A life cycle approach to indoor air quality in designing sustainable buildings: Human health impacts of three inner and outer insulations

This paper aims to develop a Life Cycle Assessment-based methodology to assess and compare the potential burden shifting between indoor air quality and energy consumption, as well as between the building construction and use stages, focusing on three insulation materials. We model the complete cause-to-effect chain to determine the mass of substances initially encapsulated inside the construction materials emitted into the indoor and outdoor compartment and further human intake, as well as the energy consumption needed for use stage heating.We found that human health damage due to indoor exposure is dominant over outdoor exposure for all insulation materials, except extruded polystyrene due to the off-gassing of tetrafluoroethane which has a high global warming potential. From a material life cycle perspective, the damage related to indoor emissions during the use stage is substantial for polyurethane foam, due to formaldehyde for both inner and outer insulations and also to Tris (1-chloro-2-propyl) phosphate for outer insulation, while restricted for polystyrene. Total damages on human health depend on building materials production, their emissions during use stage, and impacts related to energy load.
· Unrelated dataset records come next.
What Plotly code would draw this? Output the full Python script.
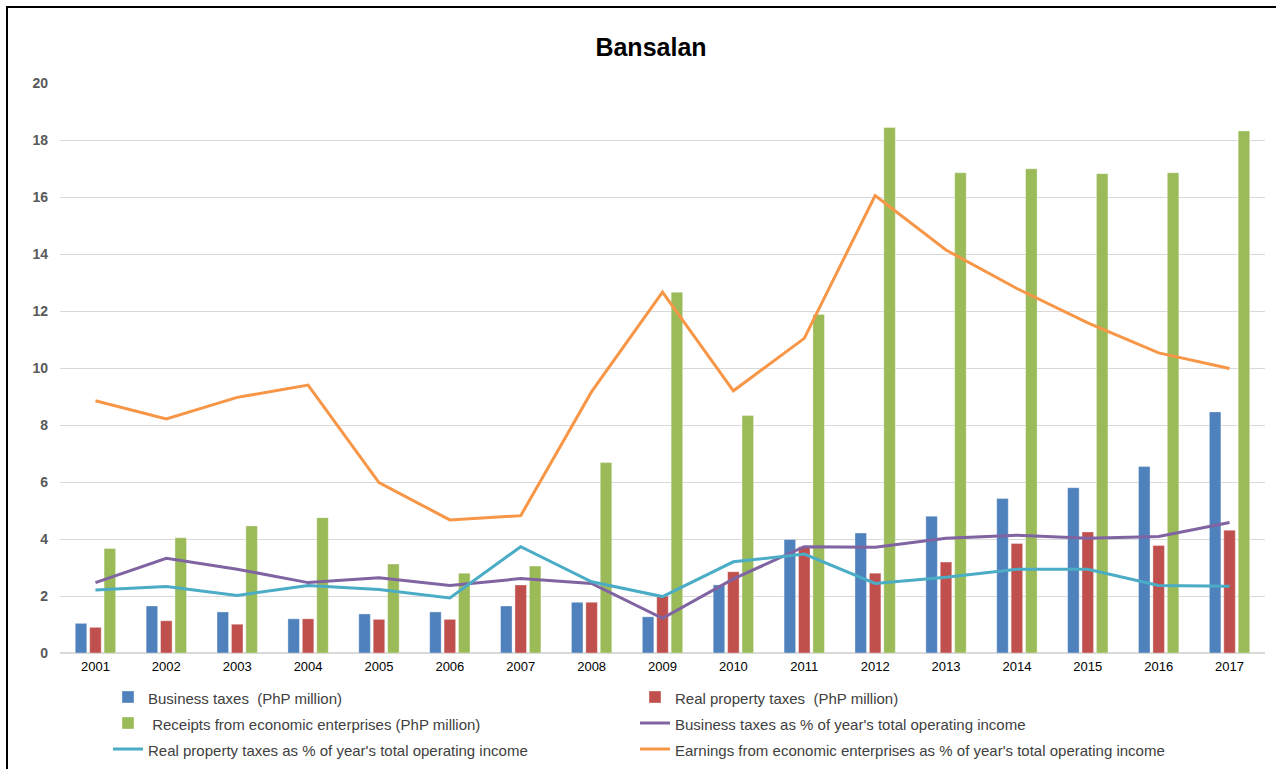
import plotly.graph_objects as go

years = [str(y) for y in range(2001, 2018)]

business_taxes = [1.04, 1.65, 1.44, 1.20, 1.37, 1.44, 1.65, 1.78, 1.27, 2.39, 3.98, 4.21, 4.80, 5.42, 5.80, 6.54, 8.46]
real_property_taxes = [0.90, 1.13, 1.01, 1.20, 1.18, 1.18, 2.39, 1.78, 2.00, 2.85, 3.73, 2.80, 3.19, 3.84, 4.25, 3.77, 4.31]
receipts_econ = [3.67, 4.04, 4.46, 4.75, 3.12, 2.80, 3.05, 6.68, 12.66, 8.33, 11.88, 18.44, 16.85, 16.99, 16.82, 16.85, 18.32]
business_pct = [2.47, 3.32, 2.94, 2.47, 2.64, 2.37, 2.61, 2.44, 1.22, 2.60, 3.73, 3.71, 4.03, 4.13, 4.03, 4.09, 4.58]
real_property_pct = [2.21, 2.33, 2.02, 2.37, 2.23, 1.93, 3.73, 2.50, 1.98, 3.20, 3.47, 2.44, 2.66, 2.94, 2.94, 2.37, 2.34]
earnings_pct = [8.85, 8.21, 8.97, 9.40, 5.98, 4.67, 4.82, 9.17, 12.66, 9.20, 11.04, 16.05, 14.14, 12.79, 11.58, 10.53, 9.98]

names = [
    "Business taxes  (PhP million)",
    "Real property taxes  (PhP million)",
    " Receipts from economic enterprises (PhP million)",
    "Business taxes as % of year's total operating income",
    "Real property taxes as % of year's total operating income",
    "Earnings from economic enterprises as % of year's total operating income",
]

W, H = 1276, 769
L, R, T, B = 60, 11, 83, 116
pw, ph = W - L - R, H - T - B

def px(x):
    return (x - L) / pw

def py(y):
    return (H - B - y) / ph

def lbl(s):
    return '<span style="font-size:15px">' + s + '</span>'

fig = go.Figure()
fig.add_trace(go.Bar(x=years, y=business_taxes, name=lbl(names[0]), marker_color="#4F81BD",
                     legend="legend"))
fig.add_trace(go.Bar(x=years, y=real_property_taxes, name=lbl(names[1]), marker_color="#C0504D",
                     legend="legend2"))
fig.add_trace(go.Bar(x=years, y=receipts_econ, name=lbl(names[2]), marker_color="#9BBB59",
                     legend="legend"))
fig.add_trace(go.Scatter(x=years, y=business_pct, name=lbl(names[3]), mode="lines",
                         line=dict(color="#8064A2", width=3), legend="legend2"))
fig.add_trace(go.Scatter(x=years, y=real_property_pct, name=lbl(names[4]), mode="lines",
                         line=dict(color="#4BACC6", width=3), legend="legend"))
fig.add_trace(go.Scatter(x=years, y=earnings_pct, name=lbl(names[5]), mode="lines",
                         line=dict(color="#F79646", width=3), legend="legend2"))

fig.update_traces(marker_line_width=0.6, marker_line_color="rgba(255,255,255,0.6)",
                  selector=dict(type="bar"))

leg_common = dict(orientation="v", xanchor="left", yanchor="top", itemwidth=30,
                  font=dict(size=17.7, color="#404040"), traceorder="normal",
                  bgcolor="rgba(0,0,0,0)")

fig.update_layout(
    width=W, height=H,
    margin=dict(l=L, r=R, t=T, b=B, autoexpand=False),
    paper_bgcolor="white", plot_bgcolor="white",
    font=dict(family="Liberation Sans, Arial, sans-serif", color="#000000"),
    title=dict(text="<b>Bansalan</b>", x=px(651), xref="paper", xanchor="center",
               y=1 - 47 / H, yanchor="middle",
               font=dict(size=25, color="#000000")),
    barmode="group", bargap=0.39, bargroupgap=0.2,
    showlegend=True,
    legend=dict(x=px(108), y=py(679), **leg_common),
    legend2=dict(x=px(635), y=py(679), **leg_common),
    xaxis=dict(type="category", showgrid=False, ticks="", showline=False,
               ticklabelstandoff=4,
               tickfont=dict(size=13, color="#000000")),
    yaxis=dict(range=[0, 20], dtick=2, showgrid=True, gridcolor="#D9D9D9", gridwidth=1,
               zeroline=True, zerolinecolor="#D9D9D9", zerolinewidth=1.5,
               ticks="", showline=False, ticklabelstandoff=11,
               tickfont=dict(size=14, color="#595959", weight="bold")),
    shapes=[dict(type="rect", xref="paper", yref="paper",
                 x0=px(7), x1=px(1290), y0=py(785), y1=py(7),
                 line=dict(color="#000000", width=2), fillcolor="rgba(0,0,0,0)", layer="above")],
)

fig.write_html("out.html")
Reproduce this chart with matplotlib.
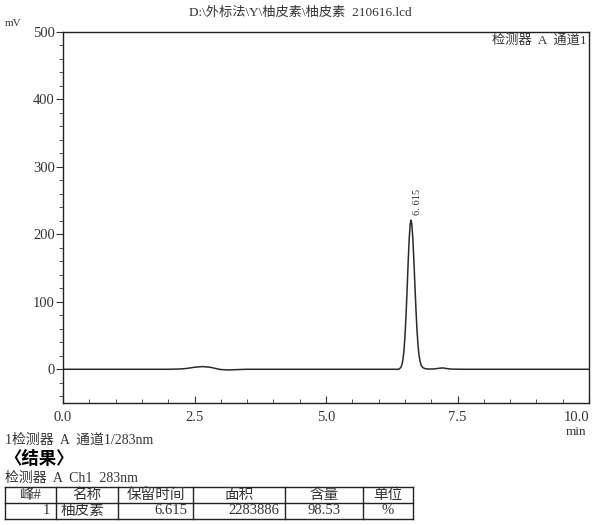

They are minimized with a 20-25 cm outer insulation combined with a heat exchanger to ensure sufficient air quality while maximizing solar gain and minimizing air renewal-related heat losses.This methodology is valuable in addressing the trade-off between energy and exposure to materials-related emissions during building use stage, as a function of insulation thickness and air renewal rate, and paves the way to optimize the design of more sustainable buildings.